Not content to focus on this alone though, the members of Emeralds all have their own projects. One of the trio, Mark McGuire, released an album of his own, Living With Yourself, a month ago - and in my eyes at least, has matched the majesty of his own output, making an album that, whilst vastly different in size, temperament, sound and scope, supersedes it through warmth and emotion. McGuire's guitar collages are more leftfield when it comes to sonic exploration, and whilst still displaying the adventurousness and virtuousity that is his finger-picking trademark, he changes gear here to tell a much more personal tale. Combining his guitar-driven compositions with home recordings that his father made when he was a child, you get a real sense that this was not just a labour of love, but in some ways a diary, a fond look back at one person's specific yesteryear – with added effects and noise. The bubbling of children’s voices that begin opener ‘The Vast Structure Of Recollection’ is the pivotal moment of the album in my mind, and as the acoustic strummings enter the fray we are transported into a hyper real yet sepia toned landscape of memories. Amazingly, the album plays as a narrative sans vocals (using the field recordings as a common thread like Explosions In The Sky’s ad hoc story of how their van broke down whilst touring, The Rescue), further augmented by the titles themselves. ‘Around The Neighbourhood’ is meandering and filled with ponderous whimsy; ‘Clouds Rolling In’ evokes the darknesses that tinge the moment when a child’s innocence takes its first knock; the melancholic matter of factness of 'Two Different People'. 'Clear The Cobwebs' is the rawest track here, and evokes the feeling of one who has dreamt vividly about his childhood to wake up in a strange room, not knowing where he is, afraid to find out, desperate to climb back into his own brain.
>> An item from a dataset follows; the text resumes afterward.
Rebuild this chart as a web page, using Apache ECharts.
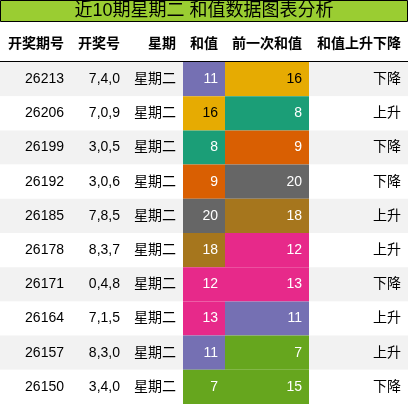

But the closer is the clincher. 'Brothers (For Matt)' opens with the recordings of McGuire's father interviewing his sons, primarily about girls, before exploding into a maelstrom of Mogwai proportions - yet if you can take in its euphoric 10 minutes and not feel dampness on your cheeks, you aren't human. Living With Yourself is brilliant - by far the best instrumental record of the year in the sense that it is predominantly one instrument, talking. An amazing feat.

Two breathtaking albums in one year - and McGuire is only 23. Fuck.